● **Task**
Using the records below, locate all lines containing "this" and return them.

▼

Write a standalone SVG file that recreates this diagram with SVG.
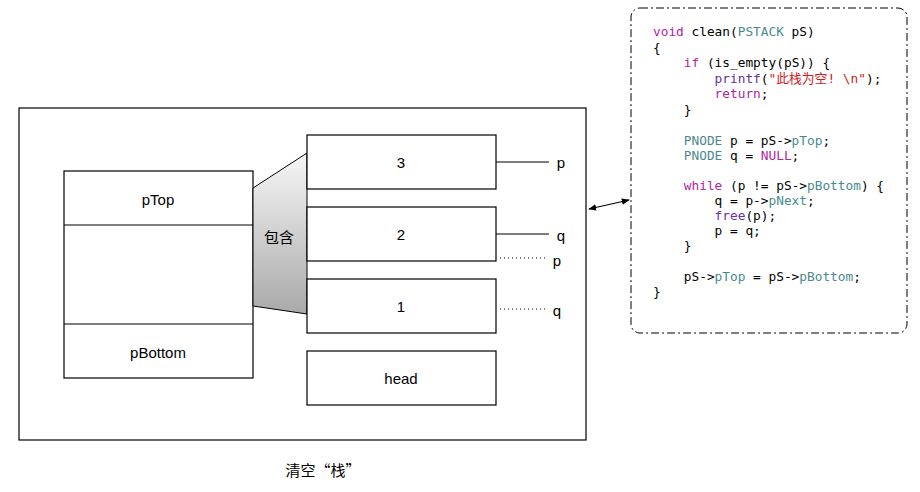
<svg xmlns="http://www.w3.org/2000/svg" width="920" height="492" viewBox="0 0 920 492">
<defs>
<linearGradient id="g" x1="0" y1="0" x2="0" y2="1">
<stop offset="0" stop-color="#f7f7f7"/>
<stop offset="1" stop-color="#a9a9a9"/>
</linearGradient>
<marker id="ah" viewBox="0 0 10 10" refX="9" refY="5" markerWidth="8" markerHeight="8" orient="auto-start-reverse" markerUnits="userSpaceOnUse">
<path d="M0,1 L10,5 L0,9 Z" fill="#000"/>
</marker>
<style>
.b{fill:#fff;stroke:#000;stroke-width:1.2}
.t{font-family:"Liberation Sans",Arial,"Noto Sans CJK SC",sans-serif;font-size:15px;fill:#000;text-anchor:middle;dominant-baseline:central}
.cj{font-family:"Noto Sans CJK SC",sans-serif;font-size:15px;fill:#000;text-anchor:middle;dominant-baseline:central}
.ln{stroke:#000;stroke-width:1.2;fill:none}
.dt{stroke:#000;stroke-width:1;stroke-dasharray:1 3;fill:none}
.c{font-family:"DejaVu Sans Mono","Liberation Mono","Noto Sans CJK SC",monospace;font-size:12.8px;fill:#000;white-space:pre}
.k{fill:#b0249f}
.ty{fill:#4a8a8c}
.f{fill:#6332a5}
.s{fill:#d1201b}
</style>
</defs>
<rect width="920" height="492" fill="#fff"/>
<g id="frame"><rect class="b" x="19" y="108" width="567" height="332"/></g>
<g id="stack">
<rect class="b" x="64" y="171" width="189" height="207"/>
<line class="ln" x1="64" y1="225" x2="253" y2="225"/>
<line class="ln" x1="64" y1="324" x2="253" y2="324"/>
<text class="t" x="158" y="199">pTop</text>
<text class="t" x="158" y="352">pBottom</text>
</g>
<g id="contains">
<polygon points="253,188 307,153 307,314 253,306" fill="url(#g)" stroke="#000" stroke-width="1"/>
<text class="cj" x="279" y="236">包含</text>
</g>
<g id="node3"><rect class="b" x="307" y="135" width="189" height="54"/><text class="t" x="401" y="162">3</text></g>
<g id="node2"><rect class="b" x="307" y="207" width="189" height="54"/><text class="t" x="401" y="234">2</text></g>
<g id="node1"><rect class="b" x="307" y="279" width="189" height="54"/><text class="t" x="401" y="306">1</text></g>
<g id="head"><rect class="b" x="307" y="351" width="189" height="54"/><text class="t" x="401" y="378">head</text></g>
<g id="connectors">
<line class="ln" x1="496" y1="162" x2="549" y2="162"/>
<line class="ln" x1="496" y1="234" x2="549" y2="234"/>
<line class="dt" x1="500" y1="258" x2="548" y2="258"/>
<line class="dt" x1="500" y1="309" x2="548" y2="309"/>
<line class="ln" x1="589" y1="209" x2="629" y2="200" marker-start="url(#ah)" marker-end="url(#ah)"/>
</g>
<g id="labels">
<text class="t" x="561" y="162">p</text>
<text class="t" x="561" y="235">q</text>
<text class="t" x="557" y="260">p</text>
<text class="t" x="557" y="310">q</text>
</g>
<g id="code">
<rect x="631" y="8" width="276" height="325" rx="9" fill="#fff" stroke="#000" stroke-width="1" stroke-dasharray="8 3 2 3"/>
<text class="c" y="36"><tspan class="k" x="653">void</tspan><tspan x="683.8"> clean(</tspan><tspan class="ty" x="737.7">PSTACK</tspan><tspan x="783.9"> pS)</tspan></text>
<text class="c" x="653" y="52">{</text>
<text class="c" y="67"><tspan class="k" x="683.8">if</tspan><tspan x="699.2"> (is_empty(pS)) {</tspan></text>
<text class="c" y="83"><tspan class="f" x="714.6">printf</tspan><tspan x="760.8">(</tspan><tspan class="s" x="768.5">"此栈为空! \n"</tspan>);</text>
<text class="c" y="98"><tspan class="k" x="714.6">return</tspan><tspan x="760.8">;</tspan></text>
<text class="c" x="683.8" y="114">}</text>
<text class="c" y="145"><tspan class="ty" x="683.8">PNODE</tspan><tspan x="722.3"> p = pS-&gt;</tspan><tspan class="ty" x="791.6">pTop</tspan><tspan x="822.4">;</tspan></text>
<text class="c" y="160"><tspan class="ty" x="683.8">PNODE</tspan><tspan x="722.3"> q = </tspan><tspan class="k" x="760.8">NULL</tspan><tspan x="791.6">;</tspan></text>
<text class="c" y="190"><tspan class="k" x="683.8">while</tspan><tspan x="722.3"> (p != pS-&gt;</tspan><tspan class="ty" x="807">pBottom</tspan><tspan x="860.9">) {</tspan></text>
<text class="c" y="205"><tspan x="714.6">q = p-&gt;</tspan><tspan class="ty" x="768.5">pNext</tspan><tspan x="807">;</tspan></text>
<text class="c" y="220"><tspan class="f" x="714.6">free</tspan><tspan x="745.4">(p);</tspan></text>
<text class="c" x="714.6" y="235">p = q;</text>
<text class="c" x="683.8" y="250">}</text>
<text class="c" y="281"><tspan x="683.8">pS-&gt;</tspan><tspan class="ty" x="714.6">pTop</tspan><tspan x="745.4"> = pS-&gt;</tspan><tspan class="ty" x="799.3">pBottom</tspan><tspan x="853.2">;</tspan></text>
<text class="c" x="653" y="296">}</text>
</g>
<g id="caption"><text class="cj" x="323" y="469">清空“栈”</text></g>
</svg>
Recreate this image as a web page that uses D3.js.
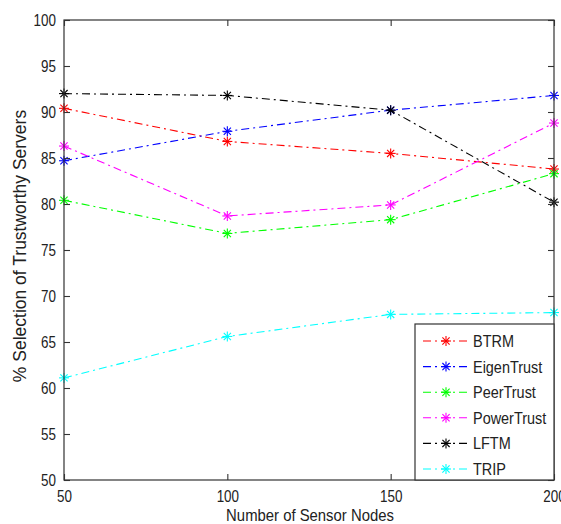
<!DOCTYPE html>
<html>
<head>
<meta charset="utf-8">
<script src="https://cdn.jsdelivr.net/npm/d3@7"></script>
<style>
  html, body { margin: 0; padding: 0; background: #fff; }
  svg { display: block; }
  text { font-family: "Liberation Sans", Arial, sans-serif; fill: #222; }
</style>
</head>
<body>
<svg id="chart" width="561" height="524"></svg>
<script>
// Number of sensor nodes on the x axis
const nodes = [50, 100, 150, 200];

// % selection of trustworthy servers for each scheme
const seriesNames = ["BTRM", "EigenTrust", "PeerTrust", "PowerTrust", "LFTM", "TRIP"];
const btrm       = [90.4, 86.8, 85.5, 83.8];
const eigenTrust = [84.7, 87.9, 90.2, 91.8];
const peerTrust  = [80.4, 76.8, 78.3, 83.3];
const powerTrust = [86.3, 78.7, 79.9, 88.8];
const lftm       = [92.0, 91.8, 90.2, 80.2];
const trip       = [61.1, 65.6, 68.0, 68.2];
const seriesColors = ["#ff0000", "#0000ff", "#00ff00", "#ff00ff", "#000000", "#00ffff"];

const xTicks = [50, 100, 150, 200];
const yTicks = [50, 55, 60, 65, 70, 75, 80, 85, 90, 95, 100];

const allValues = [btrm, eigenTrust, peerTrust, powerTrust, lftm, trip];
const series = seriesNames.map((name, i) => ({
  name,
  color: seriesColors[i],
  points: nodes.map((n, j) => ({ x: n, y: allValues[i][j] }))
}));

const svg = d3.select("#chart");
const plot = { left: 64, top: 20, right: 554, bottom: 480 };

const x = d3.scaleLinear().domain([50, 200]).range([plot.left, plot.right]);
const y = d3.scaleLinear().domain([50, 100]).range([plot.bottom, plot.top]);

const axisColor = "#333";
const tickLen = 6;
const dashDot = "8,4,2,4";

// Series lines (dash-dot) with asterisk markers
const line = d3.line().x(d => x(d.x)).y(d => y(d.y));

function asterisk(g, cx, cy, r, color) {
  const d = r * 0.72;
  const segs = [
    [cx - r, cy, cx + r, cy],
    [cx, cy - r, cx, cy + r],
    [cx - d, cy - d, cx + d, cy + d],
    [cx - d, cy + d, cx + d, cy - d]
  ];
  segs.forEach(s => {
    g.append("line")
      .attr("x1", s[0]).attr("y1", s[1]).attr("x2", s[2]).attr("y2", s[3])
      .attr("stroke", color).attr("stroke-width", 1.1);
  });
}

const linesG = svg.append("g");
series.forEach(s => {
  linesG.append("path")
    .datum(s.points)
    .attr("d", line)
    .attr("fill", "none")
    .attr("stroke", s.color)
    .attr("stroke-width", 1.1)
    .attr("stroke-dasharray", dashDot);
  s.points.forEach(p => asterisk(linesG, x(p.x), y(p.y), 5, s.color));
});

// Box around the plot area
svg.append("rect")
  .attr("x", plot.left).attr("y", plot.top)
  .attr("width", plot.right - plot.left).attr("height", plot.bottom - plot.top)
  .attr("fill", "none").attr("stroke", axisColor).attr("stroke-width", 1.2);

// Axes with inward ticks, mirrored on top/right
const xAxisBottom = d3.axisBottom(x).tickValues(xTicks).tickSize(-tickLen).tickPadding(11).tickFormat(d3.format("d"));
const xAxisTop = d3.axisTop(x).tickValues(xTicks).tickSize(-tickLen).tickFormat("");
const yAxisLeft = d3.axisLeft(y).tickValues(yTicks).tickSize(-tickLen).tickPadding(8).tickFormat(d3.format("d"));
const yAxisRight = d3.axisRight(y).tickValues(yTicks).tickSize(-tickLen).tickFormat("");

function styleAxis(g) {
  g.select(".domain").remove();
  g.selectAll(".tick line").attr("stroke", axisColor).attr("stroke-width", 1.1);
  g.selectAll(".tick text")
    .attr("fill", "#222")
    .style("font-size", "16px")
    .style("font-family", "'Liberation Sans', Arial, sans-serif");
}

const gxb = svg.append("g").attr("transform", `translate(0,${plot.bottom})`).call(xAxisBottom).call(styleAxis);
svg.append("g").attr("transform", `translate(0,${plot.top})`).call(xAxisTop).call(styleAxis);
const gyl = svg.append("g").attr("transform", `translate(${plot.left},0)`).call(yAxisLeft).call(styleAxis);
svg.append("g").attr("transform", `translate(${plot.right},0)`).call(yAxisRight).call(styleAxis);

// Narrow the tick labels horizontally
gxb.selectAll(".tick text").each(function () {
  const t = d3.select(this);
  t.attr("transform", "scale(0.84,1)").attr("x", 0);
});
gxb.selectAll(".tick").each(function (d) {
  d3.select(this).select("text").attr("x", 0);
});
gyl.selectAll(".tick text").attr("dy", "0.36em").each(function () {
  const t = d3.select(this);
  const xx = +t.attr("x");
  t.attr("transform", `translate(${xx},0) scale(0.84,1)`).attr("x", 0);
});

// Axis titles
svg.append("text")
  .attr("transform", `translate(${(plot.left + plot.right) / 2 + 1},521) scale(0.93,1)`)
  .attr("text-anchor", "middle")
  .style("font-size", "16px")
  .text("Number of Sensor Nodes");

svg.append("text")
  .attr("transform", `translate(26,${(plot.top + plot.bottom) / 2 - 4}) rotate(-90)`)
  .attr("text-anchor", "middle")
  .style("font-size", "17.5px")
  .text("% Selection of Trustworthy Servers");

// Legend
const legend = { x0: 415, y0: 324, x1: plot.right, y1: plot.bottom };
const lg = svg.append("g");
lg.append("rect")
  .attr("x", legend.x0).attr("y", legend.y0)
  .attr("width", legend.x1 - legend.x0).attr("height", legend.y1 - legend.y0)
  .attr("fill", "#fff").attr("stroke", axisColor).attr("stroke-width", 1.2);

series.forEach((s, i) => {
  const cy = 341 + i * 25.6;
  lg.append("line")
    .attr("x1", 423).attr("x2", 468).attr("y1", cy).attr("y2", cy)
    .attr("stroke", s.color).attr("stroke-width", 1.1)
    .attr("stroke-dasharray", dashDot);
  asterisk(lg, 446, cy, 5, s.color);
  lg.append("text")
    .attr("transform", `translate(473,${cy + 6}) scale(0.85,1)`)
    .style("font-size", "17px")
    .text(s.name);
});
</script>
</body>
</html>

▲

● **Written answer**
Write a standalone SVG file that recreates this diagram with SVG.
Recreate this image as a web page that uses D3.js.
  const t = d3.select(this);
  d3.select(this).select("text").attr("x", 0);
  const t = d3.select(this);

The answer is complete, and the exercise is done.